Required task – Give an exact copy of every line, leaving images out.

Dataset section –

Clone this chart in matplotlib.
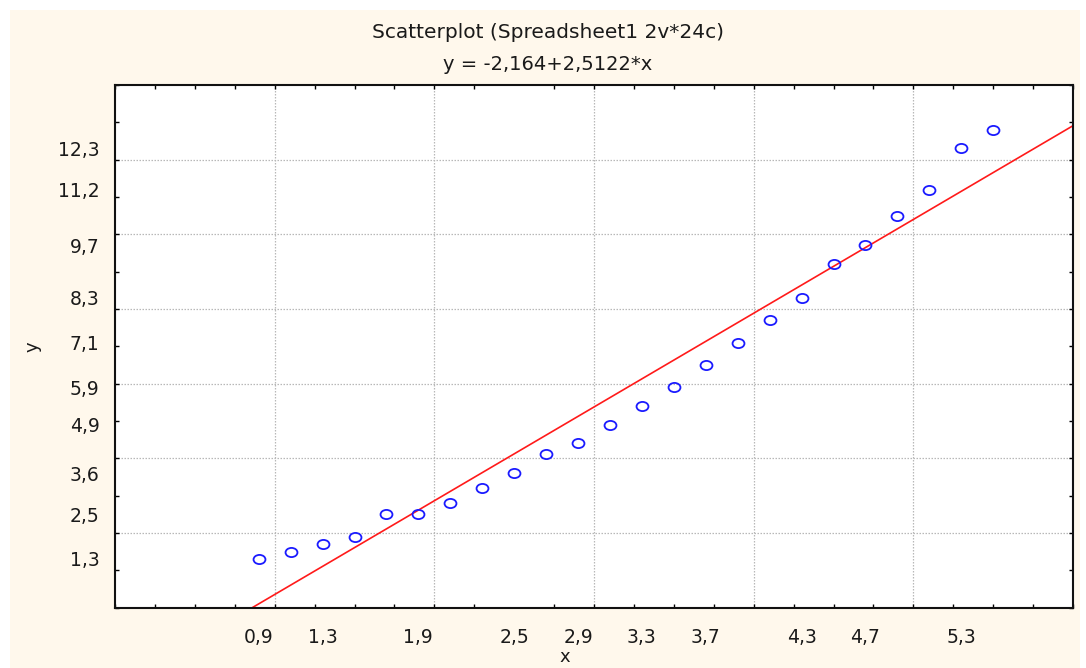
import matplotlib
matplotlib.use("Agg")
import matplotlib.pyplot as plt
from matplotlib.markers import MarkerStyle
from matplotlib.transforms import Affine2D
from matplotlib.patches import Rectangle
from matplotlib.ticker import FixedLocator, MultipleLocator
import numpy as np

# Observations (24 cases)
x_values = [0.9, 1.1, 1.3, 1.5, 1.7, 1.9, 2.1, 2.3, 2.5, 2.7, 2.9, 3.1,
            3.3, 3.5, 3.7, 3.9, 4.1, 4.3, 4.5, 4.7, 4.9, 5.1, 5.3, 5.5]
y_values = [1.3, 1.5, 1.7, 1.9, 2.5, 2.5, 2.8, 3.2, 3.6, 4.1, 4.4, 4.9,
            5.4, 5.9, 6.5, 7.1, 7.7, 8.3, 9.2, 9.7, 10.5, 11.2, 12.3, 12.8]

# Fitted line y = a + b*x
intercept = -2.164
slope = 2.5122

# Labelled tick positions
x_tick_labels = [0.9, 1.3, 1.9, 2.5, 2.9, 3.3, 3.7, 4.3, 4.7, 5.3]
y_tick_labels = [1.3, 2.5, 3.6, 4.9, 5.9, 7.1, 8.3, 9.7, 11.2, 12.3]

# Grid positions
x_grid = [1, 2, 3, 4, 5]
y_grid = [2, 4, 6, 8, 10, 12]

x_range = (0, 6)
y_range = (0, 14)

W, H = 1086, 668
fig = plt.figure(figsize=(W / 100, H / 100), dpi=100, facecolor="white")
fig.patches.append(Rectangle((10 / W, 0), (1080 - 10) / W, (H - 10) / H,
                             transform=fig.transFigure, facecolor="#fff8ec",
                             edgecolor="none", zorder=-10))

ax = fig.add_axes([115 / W, (H - 607.5) / H, (1073 - 115) / W, (607.5 - 85) / H])
ax.set_facecolor("white")
ax.set_xlim(*x_range)
ax.set_ylim(*y_range)

for gx in x_grid:
    ax.axvline(gx, color="#b8b8b8", lw=0.9, ls=(0, (1.2, 1.2)), zorder=0)
for gy in y_grid:
    ax.axhline(gy, color="#b8b8b8", lw=0.9, ls=(0, (1.2, 1.2)), zorder=0)

# Regression line across the full x range
xl = np.array(x_range, dtype=float)
ax.plot(xl, intercept + slope * xl, color="#ff1a1a", lw=1.2, zorder=2)

# Open, slightly flattened circles for the observations
marker = MarkerStyle("o", transform=Affine2D().scale(1.3, 1.0))
ax.plot(x_values, y_values, ls="none", marker=marker, markersize=6.6,
        markerfacecolor="none", markeredgecolor="#1a1aff",
        markeredgewidth=1.3, zorder=3)

# Labels at data values, tick marks on a regular grid
fmt = lambda v: f"{v:.1f}".replace(".", ",")
ax.xaxis.set_major_locator(FixedLocator(x_tick_labels))
ax.set_xticklabels([fmt(v) for v in x_tick_labels])
ax.yaxis.set_major_locator(FixedLocator(y_tick_labels))
ax.set_yticklabels([fmt(v) for v in y_tick_labels])
ax.xaxis.set_minor_locator(MultipleLocator(0.25))
ax.yaxis.set_minor_locator(MultipleLocator(1))
ax.tick_params(which="major", length=0, labelsize=13.5, colors="#1a1a1a")
ax.tick_params(axis="x", which="major", pad=15)
ax.tick_params(axis="y", which="major", pad=11)
ax.tick_params(which="minor", direction="in", length=3, width=1.0,
               top=True, right=True, color="black")

for s in ax.spines.values():
    s.set_linewidth(1.5)
    s.set_color("#111111")

ax.set_xlabel("x", fontsize=13, color="#1a1a1a", va="top")
ax.xaxis.set_label_coords((565 - 115) / 958, -(648 - 607.5) / 522.5)
ax.set_ylabel("y", fontsize=13, labelpad=12, color="#1a1a1a")

fig.text(548 / W, 1 - 32 / H, "Scatterplot (Spreadsheet1 2v*24c)",
         ha="center", va="center", fontsize=14.5, color="#1a1a1a")
fig.text(548 / W, 1 - 64 / H, "y = -2,164+2,5122*x",
         ha="center", va="center", fontsize=14, color="#1a1a1a")

fig.savefig("out.png", dpi=100, facecolor=fig.get_facecolor())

Worked answer –
Clone this chart in matplotlib.
import matplotlib
matplotlib.use("Agg")
import matplotlib.pyplot as plt
from matplotlib.markers import MarkerStyle
from matplotlib.transforms import Affine2D
from matplotlib.patches import Rectangle
from matplotlib.ticker import FixedLocator, MultipleLocator
import numpy as np

# Observations (24 cases)
x_values = [0.9, 1.1, 1.3, 1.5, 1.7, 1.9, 2.1, 2.3, 2.5, 2.7, 2.9, 3.1,
            3.3, 3.5, 3.7, 3.9, 4.1, 4.3, 4.5, 4.7, 4.9, 5.1, 5.3, 5.5]
y_values = [1.3, 1.5, 1.7, 1.9, 2.5, 2.5, 2.8, 3.2, 3.6, 4.1, 4.4, 4.9,
            5.4, 5.9, 6.5, 7.1, 7.7, 8.3, 9.2, 9.7, 10.5, 11.2, 12.3, 12.8]

# Fitted line y = a + b*x
intercept = -2.164
slope = 2.5122

# Labelled tick positions
x_tick_labels = [0.9, 1.3, 1.9, 2.5, 2.9, 3.3, 3.7, 4.3, 4.7, 5.3]
y_tick_labels = [1.3, 2.5, 3.6, 4.9, 5.9, 7.1, 8.3, 9.7, 11.2, 12.3]

# Grid positions
x_grid = [1, 2, 3, 4, 5]
y_grid = [2, 4, 6, 8, 10, 12]

x_range = (0, 6)
y_range = (0, 14)

W, H = 1086, 668
fig = plt.figure(figsize=(W / 100, H / 100), dpi=100, facecolor="white")
fig.patches.append(Rectangle((10 / W, 0), (1080 - 10) / W, (H - 10) / H,
                             transform=fig.transFigure, facecolor="#fff8ec",
                             edgecolor="none", zorder=-10))

ax = fig.add_axes([115 / W, (H - 607.5) / H, (1073 - 115) / W, (607.5 - 85) / H])
ax.set_facecolor("white")
ax.set_xlim(*x_range)
ax.set_ylim(*y_range)

for gx in x_grid:
    ax.axvline(gx, color="#b8b8b8", lw=0.9, ls=(0, (1.2, 1.2)), zorder=0)
for gy in y_grid:
    ax.axhline(gy, color="#b8b8b8", lw=0.9, ls=(0, (1.2, 1.2)), zorder=0)

# Regression line across the full x range
xl = np.array(x_range, dtype=float)
ax.plot(xl, intercept + slope * xl, color="#ff1a1a", lw=1.2, zorder=2)

# Open, slightly flattened circles for the observations
marker = MarkerStyle("o", transform=Affine2D().scale(1.3, 1.0))
ax.plot(x_values, y_values, ls="none", marker=marker, markersize=6.6,
        markerfacecolor="none", markeredgecolor="#1a1aff",
        markeredgewidth=1.3, zorder=3)

# Labels at data values, tick marks on a regular grid
fmt = lambda v: f"{v:.1f}".replace(".", ",")
ax.xaxis.set_major_locator(FixedLocator(x_tick_labels))
ax.set_xticklabels([fmt(v) for v in x_tick_labels])
ax.yaxis.set_major_locator(FixedLocator(y_tick_labels))
ax.set_yticklabels([fmt(v) for v in y_tick_labels])
ax.xaxis.set_minor_locator(MultipleLocator(0.25))
ax.yaxis.set_minor_locator(MultipleLocator(1))
ax.tick_params(which="major", length=0, labelsize=13.5, colors="#1a1a1a")
ax.tick_params(axis="x", which="major", pad=15)
ax.tick_params(axis="y", which="major", pad=11)
ax.tick_params(which="minor", direction="in", length=3, width=1.0,
               top=True, right=True, color="black")

for s in ax.spines.values():
    s.set_linewidth(1.5)
    s.set_color("#111111")

ax.set_xlabel("x", fontsize=13, color="#1a1a1a", va="top")
ax.xaxis.set_label_coords((565 - 115) / 958, -(648 - 607.5) / 522.5)
ax.set_ylabel("y", fontsize=13, labelpad=12, color="#1a1a1a")

fig.text(548 / W, 1 - 32 / H, "Scatterplot (Spreadsheet1 2v*24c)",
         ha="center", va="center", fontsize=14.5, color="#1a1a1a")
fig.text(548 / W, 1 - 64 / H, "y = -2,164+2,5122*x",
         ha="center", va="center", fontsize=14, color="#1a1a1a")

fig.savefig("out.png", dpi=100, facecolor=fig.get_facecolor())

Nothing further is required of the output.